In the one-to-one context of spiritual direction, there is a convention that the director shouldn’t seek to impose their own doctrinal or spiritual perspectives on the directee. The most basic wisdom is that this stops a needy director from foisting their own stuff on the directee. More importantly, it gives both people the scope to discover new things by making mistakes. That’s not cavalier: if the desire is to enter deeply into the experience of God, then that desire alone is enough to make it likely to happen, provided there is the willingness to realise that the experience of God a person receives might not look like what they are expecting.
Interesting, if unhealthy, things happen when a director does start to impose their own position. The first casualty is an openness to change, as the director is seduced into holding their own position more tightly as they try to persuade. However the directee reacts, the director has lost some of their capacity to enter more deeply into an experience of God. It’s as though the pressure to be right quietly sidelines God.
If instead the director allows themself the freedom to be wrong, and puts in the extra effort of opening up new space and inviting the directee to explore rather than trying to give answers, then the dynamic is very different. Both people have the freedom to change and be changed. From the directee’s perspective, the greatest gift is often not what is explicitly learned from the director, but what is picked up from the director modelling the willingness to go deeper and an openness to change.
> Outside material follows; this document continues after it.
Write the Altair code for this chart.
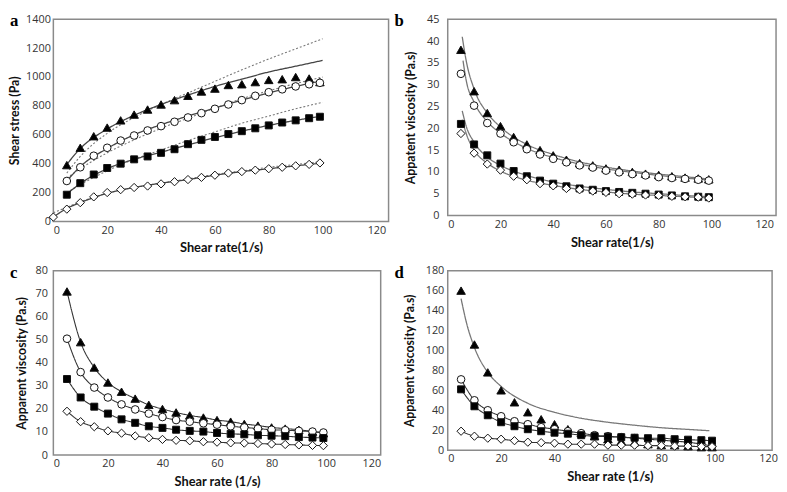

That has interesting implications for how we teach methods of prayer. If its done by implying that there is a “right” way to use a particular method, then the implication is that there is also a “wrong” way. In the fear of getting things “wrong” people risk losing the very freedom in which they are most likely to find God. This needn’t stop people talking about ways of praying, but is an encouragement for that to be an invitation to explore and discover.
There’s another layer beneath all of this. Genuine religious experience usually engages the unconscious at least as much as the conscious mind. It’s usually the conscious mind that gets hung up on the need to be right and the fear of being wrong. Allowing the space to be wrong is a very effective way of engaging what is beyond a person’s conscious control. It’s to give space to the deeper unconscious space where the richest experiences of God are rooted.
I look as an outsider at the three vows made by people in religious life — poverty, chastity and obedience. My sense is that they are not automatically positive, but can be lived in a way which becomes life-giving. The vow of obedience, at its best, is about contradicting the ego’s desire to be in control, so that these deeper places of religious experience may have precedence. It’s interesting to see a deeply-rooted tradition at the heart of Christianity where people put themselves into the position of non-dominance, of not being able to be “right”, in order to enter more deeply into God.
There might be a parallel with what happens when people pray through painting. It’s one thing for a person to paint what they set out to paint, but rather more interesting things happen when the painting goes wrong or takes off in an unexpected direction. If someone has the freedom to go where the painting is taking them, the results can be really fascinating. It’s surprising how often the painting that “accidentally” goes “wrong”, is in touch with the space a person will be in a few days later. It’s as though allowing things to go “wrong” allows the conscious thinking process to be sidelined so that deeper things can emerge. The freedom to go “wrong” becomes the freedom to explore new and life-giving territory.
Whatever else happens, there is a delicious excitement in discovering that the freedom to be “wrong” can open up whole new experiences of God.